The Trump administration forcibly separated thousands more migrant children from their parents than was originally made public, an investigator’s report has found.
Because of lax federal recordkeeping, it’s unclear exactly how many more children were separated and, in many cases, to whom they were released.
According to the report, issued by the inspector general for the Department of Health and Human Services, the Trump administration started separating children from parents early in Trump’s term, before officials announced their “zero-tolerance” policy in March 2018. Under the policy, parents attempting to cross the U.S-Mexico border were separated from their children and criminally prosecuted.
The report also said that 118 children were detained between June and November 2018, after Trump administration officials said they were discontinuing the separations.

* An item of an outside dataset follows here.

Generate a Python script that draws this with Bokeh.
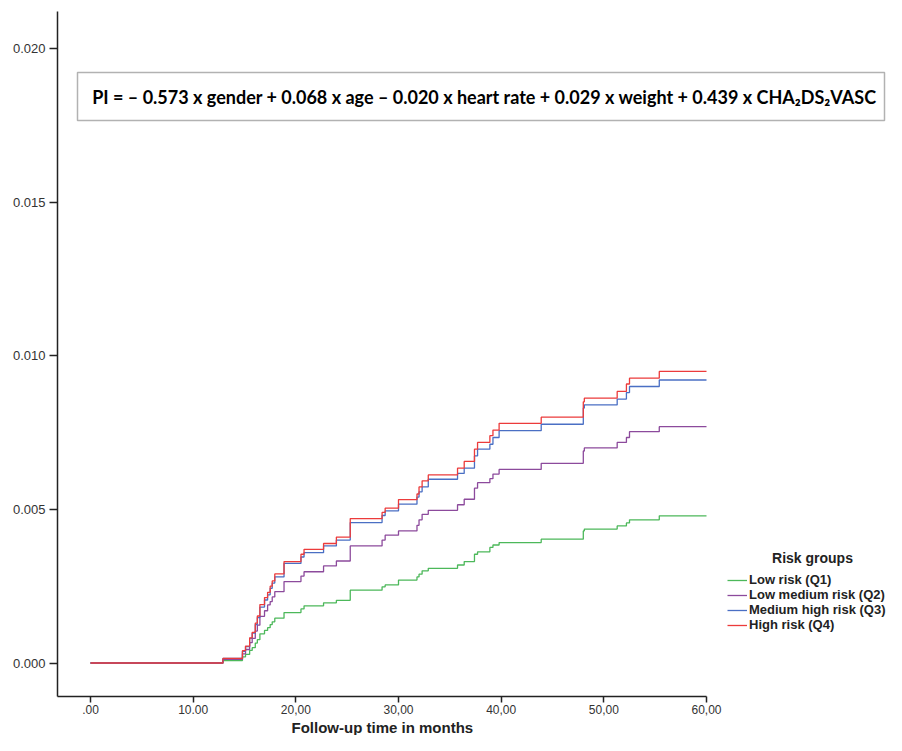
from bokeh.plotting import figure
from bokeh.models import Range1d, FixedTicker, Label, BoxAnnotation, Legend, LegendItem, Title
from bokeh.embed import file_html
from bokeh.resources import INLINE

# ---- data ----
months = [0, 12.9, 14.8, 15.1, 15.5, 15.75, 16.05, 16.25, 16.5, 16.95, 17.25, 17.5, 17.7,
          17.95, 18.85, 20.5, 20.8, 22.7, 23.95, 25.3, 28.4, 28.7, 30.0, 31.8, 32.0, 32.3,
          32.9, 35.75, 36.4, 37.4, 37.7, 38.9, 39.2, 39.8, 43.9, 48.0, 48.1, 51.3, 52.2,
          52.5, 55.4, 60.0]
low_risk_q1 = [0, 0.00008, 0.0002, 0.00028, 0.00041, 0.0005, 0.00065, 0.00076, 0.00095, 0.00106,
               0.00115, 0.00125, 0.00134, 0.00146, 0.00164, 0.00176, 0.00186, 0.00196, 0.00204,
               0.00237, 0.00248, 0.00254, 0.0027, 0.0028, 0.00289, 0.003, 0.00308, 0.00319,
               0.0033, 0.00354, 0.00362, 0.00376, 0.00384, 0.00392, 0.00403, 0.0043, 0.00436,
               0.00446, 0.00456, 0.00466, 0.00479, 0.00479]
low_medium_q2 = [0, 0.00012, 0.0003, 0.00044, 0.00066, 0.0008, 0.00104, 0.00123, 0.00152, 0.0017,
                 0.00189, 0.002, 0.00215, 0.00232, 0.00265, 0.00283, 0.00297, 0.00316, 0.00332,
                 0.00381, 0.004, 0.00416, 0.0043, 0.00448, 0.00466, 0.00484, 0.00497, 0.00515,
                 0.00533, 0.00569, 0.00587, 0.006, 0.00615, 0.0063, 0.0065, 0.0069, 0.007,
                 0.00718, 0.00734, 0.00753, 0.00769, 0.00769]
medium_high_q3 = [0, 0.00015, 0.00038, 0.00053, 0.0008, 0.00097, 0.00125, 0.00148, 0.00182, 0.00205,
                  0.00222, 0.00243, 0.0026, 0.0028, 0.00324, 0.00345, 0.00359, 0.00381, 0.004,
                  0.00457, 0.0048, 0.00495, 0.00517, 0.0054, 0.00557, 0.00573, 0.00598, 0.00617,
                  0.00634, 0.00674, 0.00696, 0.00712, 0.00734, 0.00756, 0.00777, 0.0083, 0.0084,
                  0.00859, 0.0088, 0.009, 0.00921, 0.00921]
high_risk_q4 = [0, 0.00015, 0.0004, 0.00055, 0.00082, 0.001, 0.0013, 0.00153, 0.0019, 0.00213,
                0.0023, 0.0025, 0.00267, 0.0029, 0.0033, 0.00354, 0.0037, 0.00389, 0.0041,
                0.0047, 0.0049, 0.00504, 0.00532, 0.0055, 0.00573, 0.00593, 0.00612, 0.00634,
                0.00656, 0.00696, 0.00718, 0.0074, 0.00758, 0.0078, 0.008, 0.0085, 0.00862,
                0.00884, 0.00908, 0.00927, 0.00949, 0.00949]

series_names = ["Low risk (Q1)", "Low medium risk (Q2)", "Medium high risk (Q3)", "High risk (Q4)"]
series_values = [low_risk_q1, low_medium_q2, medium_high_q3, high_risk_q4]
series_colors = ["#4cb85a", "#8c4a9c", "#4a6fc4", "#ec3b3b"]

x_ticks = [0, 10, 20, 30, 40, 50, 60]
x_tick_labels = [".00", "10.00", "20,00", "30,00", "40,00", "50,00", "60,00"]
y_ticks = [0, 0.005, 0.010, 0.015, 0.020]
y_tick_labels = ["0.000", "0.005", "0.010", "0.015", "0.020"]

formula = "PI = \u2013 0.573 x gender + 0.068 x age \u2013 0.020 x heart rate + 0.029 x weight + 0.439 x CHA\u2082DS\u2082VASC"
x_title = "Follow-up time in months"
legend_title = "Risk groups"

# ---- layout helpers (figure pixel -> data) ----
PX_PER_MONTH = 616 / 60.0
PX_PER_UNIT = 30725.0
def tx(px):
    return (px - 90) / PX_PER_MONTH
def vy(py):
    return (662.5 - py) / PX_PER_UNIT

W, H = 886, 735
p = figure(width=W, height=H, output_backend="svg", toolbar_location=None,
           x_range=Range1d(tx(57), tx(W)), y_range=Range1d(vy(696), vy(11)),
           min_border_left=57, min_border_right=0, min_border_top=11, min_border_bottom=H - 696)
p.outline_line_color = None
p.grid.visible = False
p.background_fill_color = "white"
p.border_fill_color = "white"

for ax in (p.xaxis[0], p.yaxis[0]):
    ax.axis_line_width = 1.5
    ax.axis_line_color = "#222222"
    ax.major_tick_line_color = "#222222"
    ax.major_tick_line_width = 1.5
    ax.major_tick_out = 8
    ax.major_tick_in = 0
    ax.minor_tick_line_color = None
    ax.major_label_text_font = "Liberation Sans"
    ax.major_label_text_font_size = "13px"
    ax.major_label_text_color = "#333333"

p.xaxis.bounds = (tx(57), 60)
p.xaxis.ticker = FixedTicker(ticks=x_ticks)
p.xaxis.major_label_overrides = {t: l for t, l in zip(x_ticks, x_tick_labels)}
p.xaxis.major_tick_out = 6
p.xaxis.major_label_standoff = 2
p.xaxis.major_label_text_font_size = "12px"
p.yaxis.ticker = FixedTicker(ticks=y_ticks)
p.yaxis.major_label_overrides = {t: l for t, l in zip(y_ticks, y_tick_labels)}
p.yaxis.major_label_standoff = 4

items = []
for name, vals, col in zip(series_names, series_values, series_colors):
    r = p.step(months, vals, mode="after", line_color=col, line_width=1.3)
    items.append(LegendItem(label=name, renderers=[r]))

legend = Legend(items=items, location=(670, 64), padding=0, margin=0, spacing=0,
                label_standoff=2, glyph_width=20, glyph_height=12, label_height=12,
                label_text_font="Liberation Sans", label_text_font_style="bold",
                label_text_font_size="13px", label_text_line_height=0.9,
                label_text_color="#222222",
                border_line_alpha=0, background_fill_alpha=0)
p.add_layout(legend)

p.add_layout(Label(x=tx(812), y=vy(557), text=legend_title, text_align="center",
                   text_baseline="middle", text_font="Liberation Sans", text_font_style="bold",
                   text_font_size="14px", text_color="#222222"))

p.add_layout(BoxAnnotation(left=tx(77), right=tx(884), top=vy(72), bottom=vy(120),
                           fill_alpha=0, line_color="black", line_width=1.5))
p.add_layout(Label(x=tx(484), y=vy(96), text=formula, text_align="center",
                   text_baseline="middle", text_font="Lato", text_font_style="bold",
                   text_font_size="18px", text_color="black"))

p.add_layout(Title(text=x_title, align="left", offset=234, standoff=0,
                   text_font="Liberation Sans", text_font_style="bold",
                   text_font_size="15px", text_color="#222222"), "below")

open("out.html", "w").write(file_html(p, INLINE))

Previous administrations occasionally separated migrant children at the border under certain criteria, such as if the parents had a criminal history or were judged to be unfit. Under the Trump administration, child separations became the default, and the numbers surged. According to the Washington Post, separated children amounted to 0.3 percent of all unaccompanied minors taken into HHS custody in late 2016. By August 2017, that percentage had risen exponentially, to 3.6 percent.

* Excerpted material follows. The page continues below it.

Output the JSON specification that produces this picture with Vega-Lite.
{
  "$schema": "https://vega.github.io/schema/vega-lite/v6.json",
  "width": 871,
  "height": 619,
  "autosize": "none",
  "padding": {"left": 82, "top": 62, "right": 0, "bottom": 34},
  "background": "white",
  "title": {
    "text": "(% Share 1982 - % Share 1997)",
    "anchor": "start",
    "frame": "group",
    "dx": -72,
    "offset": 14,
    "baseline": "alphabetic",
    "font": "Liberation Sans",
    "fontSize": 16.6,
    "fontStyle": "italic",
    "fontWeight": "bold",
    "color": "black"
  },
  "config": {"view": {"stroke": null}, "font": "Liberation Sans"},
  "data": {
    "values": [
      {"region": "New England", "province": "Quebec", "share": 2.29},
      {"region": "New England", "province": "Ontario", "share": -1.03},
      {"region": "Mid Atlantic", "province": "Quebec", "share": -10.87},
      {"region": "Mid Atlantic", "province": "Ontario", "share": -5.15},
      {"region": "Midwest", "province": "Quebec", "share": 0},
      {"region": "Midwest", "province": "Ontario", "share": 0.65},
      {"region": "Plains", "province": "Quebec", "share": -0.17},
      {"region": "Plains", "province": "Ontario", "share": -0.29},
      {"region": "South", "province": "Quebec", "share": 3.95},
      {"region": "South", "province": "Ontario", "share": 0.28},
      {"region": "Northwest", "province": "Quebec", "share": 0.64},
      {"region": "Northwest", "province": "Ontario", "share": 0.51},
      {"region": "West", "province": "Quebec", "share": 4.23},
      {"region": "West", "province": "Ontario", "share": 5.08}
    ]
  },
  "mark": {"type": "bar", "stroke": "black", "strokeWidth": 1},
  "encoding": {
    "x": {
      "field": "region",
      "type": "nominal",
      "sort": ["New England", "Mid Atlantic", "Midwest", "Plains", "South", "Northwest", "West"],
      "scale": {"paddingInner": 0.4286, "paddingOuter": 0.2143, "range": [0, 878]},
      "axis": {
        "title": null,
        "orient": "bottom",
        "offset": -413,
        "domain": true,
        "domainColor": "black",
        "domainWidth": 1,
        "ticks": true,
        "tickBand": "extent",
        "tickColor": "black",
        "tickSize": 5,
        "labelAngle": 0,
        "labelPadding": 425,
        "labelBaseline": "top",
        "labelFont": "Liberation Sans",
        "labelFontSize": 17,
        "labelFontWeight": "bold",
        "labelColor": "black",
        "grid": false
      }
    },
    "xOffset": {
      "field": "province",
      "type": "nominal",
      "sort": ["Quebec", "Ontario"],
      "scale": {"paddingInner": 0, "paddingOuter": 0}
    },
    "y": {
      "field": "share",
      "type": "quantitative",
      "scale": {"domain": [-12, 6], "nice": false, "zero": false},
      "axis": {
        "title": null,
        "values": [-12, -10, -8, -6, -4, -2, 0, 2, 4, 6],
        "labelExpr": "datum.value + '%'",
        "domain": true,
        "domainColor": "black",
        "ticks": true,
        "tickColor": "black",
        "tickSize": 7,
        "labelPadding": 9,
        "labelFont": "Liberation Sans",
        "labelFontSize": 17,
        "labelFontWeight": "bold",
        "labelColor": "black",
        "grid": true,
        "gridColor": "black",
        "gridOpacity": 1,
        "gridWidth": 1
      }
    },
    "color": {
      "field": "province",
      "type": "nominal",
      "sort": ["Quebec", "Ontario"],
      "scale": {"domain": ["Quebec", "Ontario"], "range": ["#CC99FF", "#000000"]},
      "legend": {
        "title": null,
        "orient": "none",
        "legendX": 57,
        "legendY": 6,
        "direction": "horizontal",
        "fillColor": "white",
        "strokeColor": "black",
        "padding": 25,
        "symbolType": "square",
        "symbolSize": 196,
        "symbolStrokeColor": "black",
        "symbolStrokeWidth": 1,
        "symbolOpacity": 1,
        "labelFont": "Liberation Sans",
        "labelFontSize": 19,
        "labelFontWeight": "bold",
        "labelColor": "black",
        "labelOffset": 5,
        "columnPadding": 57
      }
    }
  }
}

Many of the separated children were released from HHS custody before last June, when courts ordered federal officials to track more than 2,500 separated children and to regularly update a federal judge on their status. The whereabouts of the children released before that order are largely unknown.
The 24-page HHS report is the first in a series the inspector general’s office plans to release this year, detailing the government’s treatment of unaccompanied migrant children.
Last summer, the Trump administration opened a “tent city” in Tornillo, Texas, to house detained children. More than 6,000 ultimately stayed there, at a taxpayer cost of $750 a night per child. At the camp, children had limited access to legal help and received no schooling; some were moved from other shelters in the middle of the night to prevent escape attempts.
Last week, HHS officials said they had removed all the children from the tent city and were closing it.
The federal government is in its 26th day of a partial shutdown, the longest in history, over President Trump’s demand for $5.6 billion in taxpayer funding for his long-promised border wall. During the first two years of his term, the Republican-led House and Senate refused to fund it. After Democrats took control of Congress in the midterm elections, Trump made the same request. Again rebuffed, in December he refused to sign a continuing resolution to keep the government open.
A Jan. 9 Politico/Morning Consult poll found that only 44 percent of Americans support the construction of a border wall. According to a Quinnipiac poll released Monday, 63 percent of Americans oppose Trump’s strategy of shutting down the federal government to fund a wall.